[begin DATA EXCERPT]

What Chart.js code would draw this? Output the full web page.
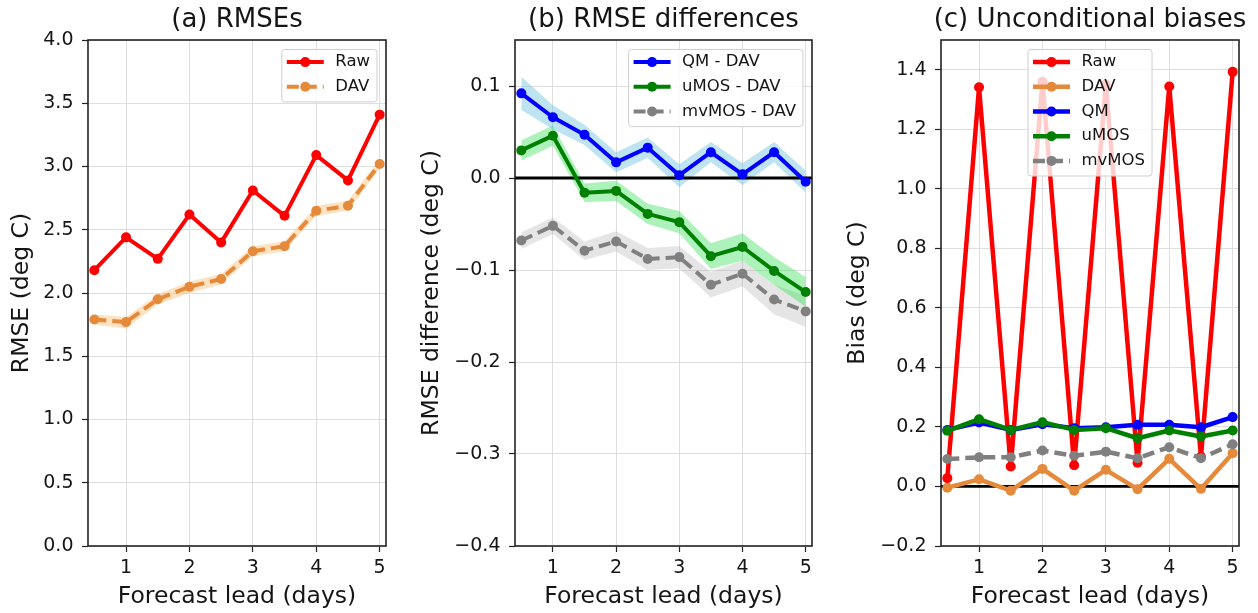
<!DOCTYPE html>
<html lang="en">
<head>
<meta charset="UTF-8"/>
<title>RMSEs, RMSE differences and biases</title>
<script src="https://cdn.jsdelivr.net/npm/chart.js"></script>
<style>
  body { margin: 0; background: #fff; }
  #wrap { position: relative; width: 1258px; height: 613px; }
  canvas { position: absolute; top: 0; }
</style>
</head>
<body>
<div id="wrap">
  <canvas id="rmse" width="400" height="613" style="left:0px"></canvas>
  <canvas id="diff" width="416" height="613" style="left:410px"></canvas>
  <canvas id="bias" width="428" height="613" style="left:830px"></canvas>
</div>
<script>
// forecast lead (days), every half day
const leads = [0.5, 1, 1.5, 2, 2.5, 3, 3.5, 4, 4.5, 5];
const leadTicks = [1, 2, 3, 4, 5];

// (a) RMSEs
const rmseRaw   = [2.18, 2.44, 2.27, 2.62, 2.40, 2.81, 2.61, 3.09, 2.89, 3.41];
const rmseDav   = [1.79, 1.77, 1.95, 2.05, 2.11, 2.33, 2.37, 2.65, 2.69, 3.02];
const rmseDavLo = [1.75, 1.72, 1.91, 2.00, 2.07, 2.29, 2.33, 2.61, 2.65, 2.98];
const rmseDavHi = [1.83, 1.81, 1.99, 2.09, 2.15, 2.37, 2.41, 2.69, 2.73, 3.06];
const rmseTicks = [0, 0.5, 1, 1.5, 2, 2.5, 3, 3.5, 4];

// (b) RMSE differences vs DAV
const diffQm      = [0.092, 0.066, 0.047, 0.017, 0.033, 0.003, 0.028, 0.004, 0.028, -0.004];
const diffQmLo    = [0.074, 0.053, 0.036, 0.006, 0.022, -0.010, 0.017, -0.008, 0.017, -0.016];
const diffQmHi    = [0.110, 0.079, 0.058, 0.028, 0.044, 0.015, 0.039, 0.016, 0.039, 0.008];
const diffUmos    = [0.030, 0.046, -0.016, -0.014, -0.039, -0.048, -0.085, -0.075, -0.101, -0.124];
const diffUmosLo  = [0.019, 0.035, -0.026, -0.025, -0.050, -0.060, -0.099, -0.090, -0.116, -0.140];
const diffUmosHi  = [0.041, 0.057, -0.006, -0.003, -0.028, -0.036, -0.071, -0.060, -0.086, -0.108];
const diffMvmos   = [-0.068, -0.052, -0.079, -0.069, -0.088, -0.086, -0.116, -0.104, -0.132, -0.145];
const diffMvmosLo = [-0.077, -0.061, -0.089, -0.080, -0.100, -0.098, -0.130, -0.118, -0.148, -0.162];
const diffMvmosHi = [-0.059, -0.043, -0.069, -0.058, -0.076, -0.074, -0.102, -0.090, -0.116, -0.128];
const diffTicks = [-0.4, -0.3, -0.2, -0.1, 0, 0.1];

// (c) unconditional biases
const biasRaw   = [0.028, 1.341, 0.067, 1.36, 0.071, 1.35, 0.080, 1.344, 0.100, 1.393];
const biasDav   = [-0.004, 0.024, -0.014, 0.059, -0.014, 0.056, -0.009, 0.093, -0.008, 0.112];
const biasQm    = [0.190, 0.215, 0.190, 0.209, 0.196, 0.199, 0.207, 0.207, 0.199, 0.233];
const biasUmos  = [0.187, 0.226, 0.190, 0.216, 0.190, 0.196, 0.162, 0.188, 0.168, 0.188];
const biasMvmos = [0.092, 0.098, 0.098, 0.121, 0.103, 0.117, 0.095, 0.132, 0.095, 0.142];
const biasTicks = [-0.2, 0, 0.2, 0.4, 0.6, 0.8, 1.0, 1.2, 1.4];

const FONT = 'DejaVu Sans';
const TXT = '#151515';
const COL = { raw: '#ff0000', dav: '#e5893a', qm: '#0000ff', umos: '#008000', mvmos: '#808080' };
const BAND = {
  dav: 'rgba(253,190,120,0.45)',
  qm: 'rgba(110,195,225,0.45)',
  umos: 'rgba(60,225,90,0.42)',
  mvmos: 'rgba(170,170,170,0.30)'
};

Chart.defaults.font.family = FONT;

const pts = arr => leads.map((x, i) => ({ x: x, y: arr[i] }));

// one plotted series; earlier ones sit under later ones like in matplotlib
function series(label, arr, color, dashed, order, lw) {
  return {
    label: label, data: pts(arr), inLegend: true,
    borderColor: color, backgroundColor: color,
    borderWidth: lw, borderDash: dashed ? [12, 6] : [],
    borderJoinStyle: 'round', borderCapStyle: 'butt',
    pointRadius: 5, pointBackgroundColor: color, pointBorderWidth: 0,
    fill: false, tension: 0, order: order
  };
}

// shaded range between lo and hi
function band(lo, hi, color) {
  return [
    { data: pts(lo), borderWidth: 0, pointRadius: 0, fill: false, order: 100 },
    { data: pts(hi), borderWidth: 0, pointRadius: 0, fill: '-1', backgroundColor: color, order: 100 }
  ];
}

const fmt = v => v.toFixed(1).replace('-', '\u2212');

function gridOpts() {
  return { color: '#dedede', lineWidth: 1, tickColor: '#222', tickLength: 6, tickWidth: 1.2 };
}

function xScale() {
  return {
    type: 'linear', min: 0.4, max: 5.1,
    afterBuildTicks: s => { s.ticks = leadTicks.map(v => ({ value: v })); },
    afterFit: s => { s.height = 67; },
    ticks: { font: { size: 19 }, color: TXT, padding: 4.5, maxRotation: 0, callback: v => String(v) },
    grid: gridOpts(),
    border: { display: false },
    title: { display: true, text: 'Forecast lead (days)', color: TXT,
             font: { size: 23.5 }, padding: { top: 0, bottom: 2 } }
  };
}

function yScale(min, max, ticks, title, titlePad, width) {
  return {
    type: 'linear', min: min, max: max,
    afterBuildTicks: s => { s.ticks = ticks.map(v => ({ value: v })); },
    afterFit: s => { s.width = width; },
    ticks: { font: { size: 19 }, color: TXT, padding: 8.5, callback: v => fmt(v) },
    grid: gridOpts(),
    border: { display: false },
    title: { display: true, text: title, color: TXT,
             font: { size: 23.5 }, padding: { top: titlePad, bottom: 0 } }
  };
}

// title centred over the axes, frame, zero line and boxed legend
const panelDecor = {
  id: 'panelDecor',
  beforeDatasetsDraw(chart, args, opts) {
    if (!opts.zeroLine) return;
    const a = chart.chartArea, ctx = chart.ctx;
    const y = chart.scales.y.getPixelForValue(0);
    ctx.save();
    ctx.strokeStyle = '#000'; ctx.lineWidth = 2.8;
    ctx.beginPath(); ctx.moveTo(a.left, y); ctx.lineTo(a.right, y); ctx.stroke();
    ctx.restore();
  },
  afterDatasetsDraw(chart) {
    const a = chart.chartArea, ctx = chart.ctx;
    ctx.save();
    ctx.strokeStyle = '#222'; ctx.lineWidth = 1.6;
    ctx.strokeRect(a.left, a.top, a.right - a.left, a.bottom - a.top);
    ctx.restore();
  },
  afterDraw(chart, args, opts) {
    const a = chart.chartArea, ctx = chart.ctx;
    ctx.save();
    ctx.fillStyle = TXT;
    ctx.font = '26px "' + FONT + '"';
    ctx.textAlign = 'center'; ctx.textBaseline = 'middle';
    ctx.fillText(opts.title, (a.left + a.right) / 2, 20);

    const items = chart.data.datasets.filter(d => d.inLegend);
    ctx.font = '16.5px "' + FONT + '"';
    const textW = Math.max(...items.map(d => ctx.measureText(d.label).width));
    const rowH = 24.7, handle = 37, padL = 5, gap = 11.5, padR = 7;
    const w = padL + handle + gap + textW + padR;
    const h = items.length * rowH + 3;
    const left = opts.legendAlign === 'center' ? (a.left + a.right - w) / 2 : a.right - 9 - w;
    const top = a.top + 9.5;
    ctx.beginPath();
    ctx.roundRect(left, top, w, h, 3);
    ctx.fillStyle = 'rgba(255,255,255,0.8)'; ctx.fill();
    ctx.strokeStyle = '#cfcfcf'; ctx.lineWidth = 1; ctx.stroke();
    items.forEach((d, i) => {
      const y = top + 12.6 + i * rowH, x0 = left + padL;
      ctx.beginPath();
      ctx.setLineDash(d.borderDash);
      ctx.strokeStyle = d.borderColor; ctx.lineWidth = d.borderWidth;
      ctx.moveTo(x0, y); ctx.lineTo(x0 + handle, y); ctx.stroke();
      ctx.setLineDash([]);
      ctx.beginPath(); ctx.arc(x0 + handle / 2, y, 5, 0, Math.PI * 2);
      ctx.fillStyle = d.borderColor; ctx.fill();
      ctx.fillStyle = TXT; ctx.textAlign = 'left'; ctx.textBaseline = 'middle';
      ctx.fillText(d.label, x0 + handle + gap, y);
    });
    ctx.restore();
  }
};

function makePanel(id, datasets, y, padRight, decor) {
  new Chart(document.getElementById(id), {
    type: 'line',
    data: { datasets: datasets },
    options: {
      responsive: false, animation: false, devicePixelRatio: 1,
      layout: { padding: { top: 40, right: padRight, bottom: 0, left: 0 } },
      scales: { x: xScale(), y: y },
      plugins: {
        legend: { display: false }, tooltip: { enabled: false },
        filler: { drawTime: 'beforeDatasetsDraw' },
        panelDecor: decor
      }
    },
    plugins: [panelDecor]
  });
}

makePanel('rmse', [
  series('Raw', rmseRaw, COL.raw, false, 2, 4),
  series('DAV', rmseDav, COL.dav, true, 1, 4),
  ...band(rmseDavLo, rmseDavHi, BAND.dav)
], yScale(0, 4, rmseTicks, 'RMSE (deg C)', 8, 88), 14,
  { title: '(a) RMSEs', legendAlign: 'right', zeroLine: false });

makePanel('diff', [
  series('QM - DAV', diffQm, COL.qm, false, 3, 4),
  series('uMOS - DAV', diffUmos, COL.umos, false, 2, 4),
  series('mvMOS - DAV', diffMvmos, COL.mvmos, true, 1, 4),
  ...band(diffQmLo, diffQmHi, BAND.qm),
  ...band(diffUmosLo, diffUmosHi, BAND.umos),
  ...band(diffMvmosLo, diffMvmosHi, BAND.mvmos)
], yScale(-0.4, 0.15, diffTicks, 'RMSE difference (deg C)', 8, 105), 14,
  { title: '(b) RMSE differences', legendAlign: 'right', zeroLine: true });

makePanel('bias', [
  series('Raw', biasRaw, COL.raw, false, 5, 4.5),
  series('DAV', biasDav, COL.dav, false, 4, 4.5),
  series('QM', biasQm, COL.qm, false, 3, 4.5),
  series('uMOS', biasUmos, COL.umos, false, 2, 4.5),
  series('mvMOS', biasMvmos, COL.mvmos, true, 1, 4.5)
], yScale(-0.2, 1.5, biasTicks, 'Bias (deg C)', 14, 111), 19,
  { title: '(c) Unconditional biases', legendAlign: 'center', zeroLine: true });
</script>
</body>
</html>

[end DATA EXCERPT]

Only lines belong in the copy: transcribe those from the start of the data through the line that contains "const diffTicks = [-0.4, -0.3, -0.2, -0.1, 0, 0.1];", and skip the pictures.

What Chart.js code would draw this? Output the full web page.
<!DOCTYPE html>
<html lang="en">
<head>
<meta charset="UTF-8"/>
<title>RMSEs, RMSE differences and biases</title>
<script src="https://cdn.jsdelivr.net/npm/chart.js"></script>
<style>
  body { margin: 0; background: #fff; }
  #wrap { position: relative; width: 1258px; height: 613px; }
  canvas { position: absolute; top: 0; }
</style>
</head>
<body>
<div id="wrap">
  <canvas id="rmse" width="400" height="613" style="left:0px"></canvas>
  <canvas id="diff" width="416" height="613" style="left:410px"></canvas>
  <canvas id="bias" width="428" height="613" style="left:830px"></canvas>
</div>
<script>
// forecast lead (days), every half day
const leads = [0.5, 1, 1.5, 2, 2.5, 3, 3.5, 4, 4.5, 5];
const leadTicks = [1, 2, 3, 4, 5];

// (a) RMSEs
const rmseRaw   = [2.18, 2.44, 2.27, 2.62, 2.40, 2.81, 2.61, 3.09, 2.89, 3.41];
const rmseDav   = [1.79, 1.77, 1.95, 2.05, 2.11, 2.33, 2.37, 2.65, 2.69, 3.02];
const rmseDavLo = [1.75, 1.72, 1.91, 2.00, 2.07, 2.29, 2.33, 2.61, 2.65, 2.98];
const rmseDavHi = [1.83, 1.81, 1.99, 2.09, 2.15, 2.37, 2.41, 2.69, 2.73, 3.06];
const rmseTicks = [0, 0.5, 1, 1.5, 2, 2.5, 3, 3.5, 4];

// (b) RMSE differences vs DAV
const diffQm      = [0.092, 0.066, 0.047, 0.017, 0.033, 0.003, 0.028, 0.004, 0.028, -0.004];
const diffQmLo    = [0.074, 0.053, 0.036, 0.006, 0.022, -0.010, 0.017, -0.008, 0.017, -0.016];
const diffQmHi    = [0.110, 0.079, 0.058, 0.028, 0.044, 0.015, 0.039, 0.016, 0.039, 0.008];
const diffUmos    = [0.030, 0.046, -0.016, -0.014, -0.039, -0.048, -0.085, -0.075, -0.101, -0.124];
const diffUmosLo  = [0.019, 0.035, -0.026, -0.025, -0.050, -0.060, -0.099, -0.090, -0.116, -0.140];
const diffUmosHi  = [0.041, 0.057, -0.006, -0.003, -0.028, -0.036, -0.071, -0.060, -0.086, -0.108];
const diffMvmos   = [-0.068, -0.052, -0.079, -0.069, -0.088, -0.086, -0.116, -0.104, -0.132, -0.145];
const diffMvmosLo = [-0.077, -0.061, -0.089, -0.080, -0.100, -0.098, -0.130, -0.118, -0.148, -0.162];
const diffMvmosHi = [-0.059, -0.043, -0.069, -0.058, -0.076, -0.074, -0.102, -0.090, -0.116, -0.128];
const diffTicks = [-0.4, -0.3, -0.2, -0.1, 0, 0.1];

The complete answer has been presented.